Before it attempts to land on the moon, the lunar lander Odysseus, or IM-1, needs to slow its speed by about 4,026 miles per hour (about 6,500 kilometers per hour) to have a soft touchdown.
The spacecraft is on track to land around 6:24 p.m. ET Thursday near the lunar south pole.
Success is not guaranteed. Overall, more than half of all lunar landing attempts have ended in failure — tough odds for a feat humanity first pulled off nearly 60 years ago.

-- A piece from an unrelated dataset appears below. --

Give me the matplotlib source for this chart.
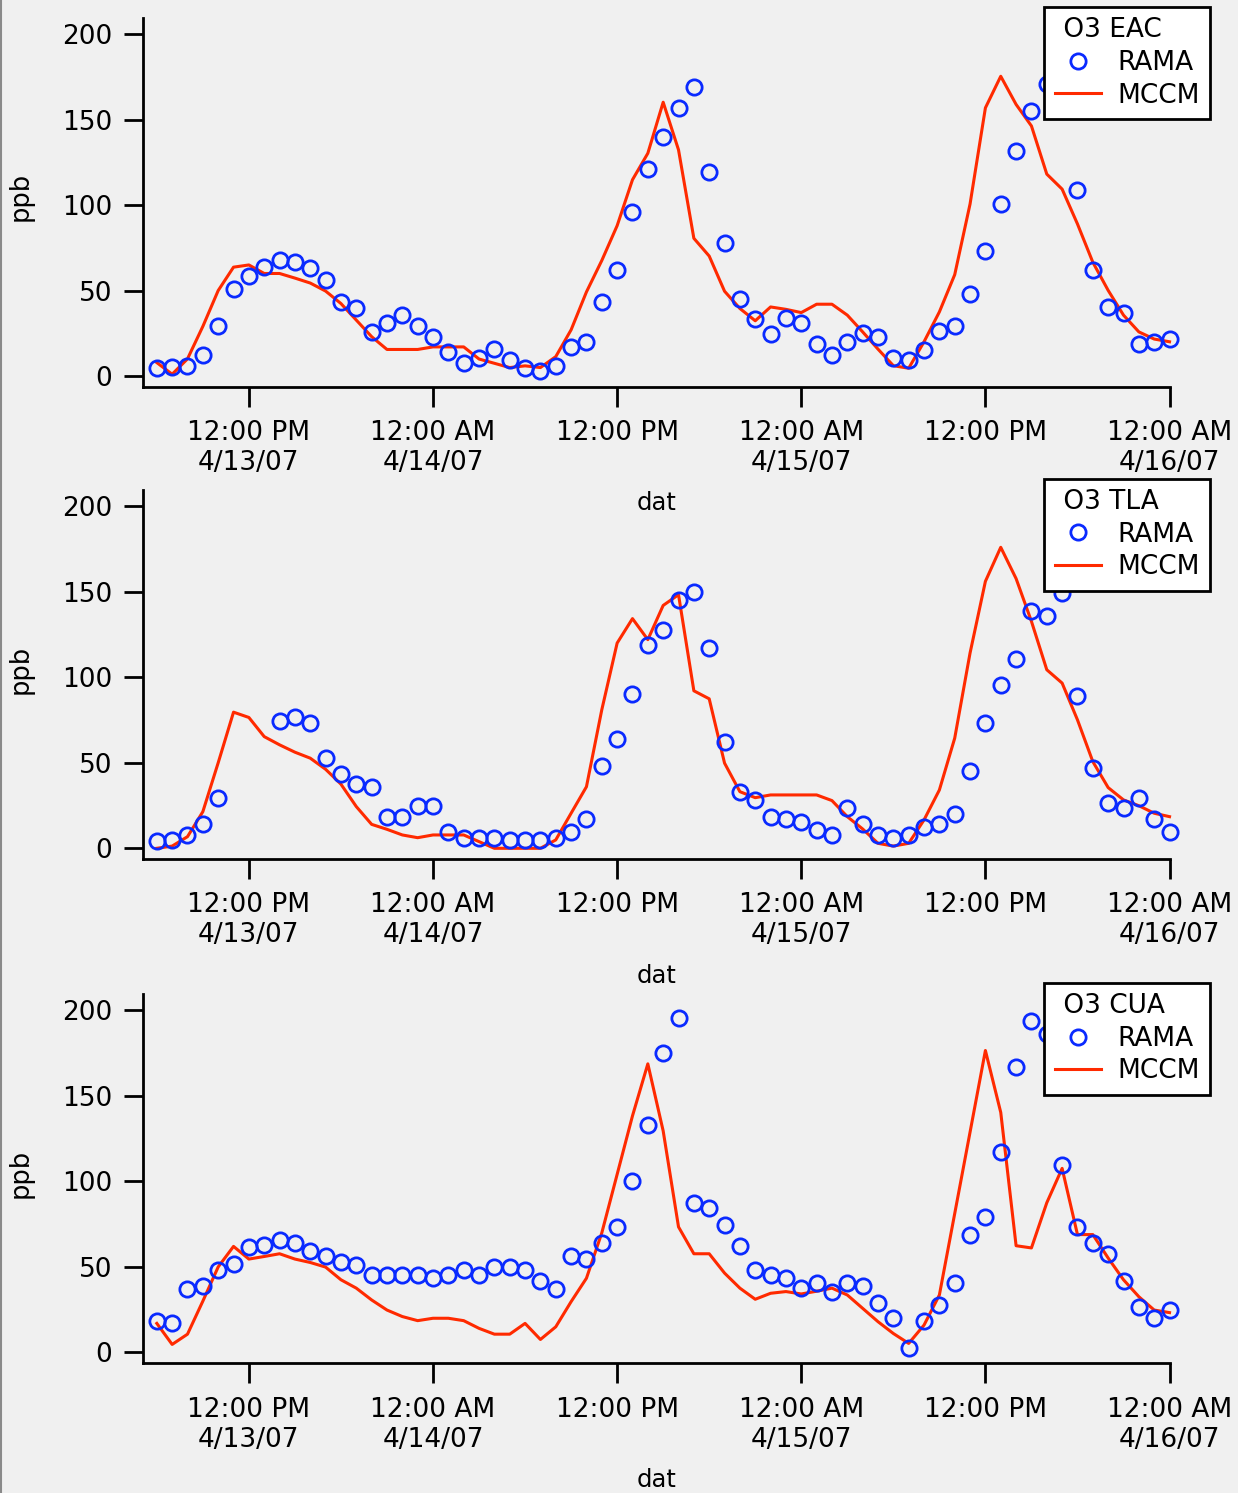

While technology has advanced in the past five decades, the fundamental challenges of landing on the moon remain the same. Here's what it will have to overcome:
- The sheer distance: It’s roughly a quarter-of-a-million-mile (402,000-kilometer) journey from Earth to the moon. If you could drive a car to the moon at a constant speed of 60 miles per hour (97 kilometers per hour), it would take more than five months. Odysseus' trajectory required it to traverse even further, logging 620,000 miles (about 1 million kilometers) in space before entering lunar orbit.
- The tricky lunar terrain: The moon is covered in dead volcanoes and deep craters, making it difficult to find flat landing zones. Without the assistance of human eyes inside the spacecraft, modern-day robotic lunar landers use cameras, computers, and sensors equipped with software and artificial intelligence to safely find their landing spot — and avoid boulders and craters — during the final descent. And even humans in mission control rooms back on Earth can’t help the spacecraft in those final, critical seconds before touchdown.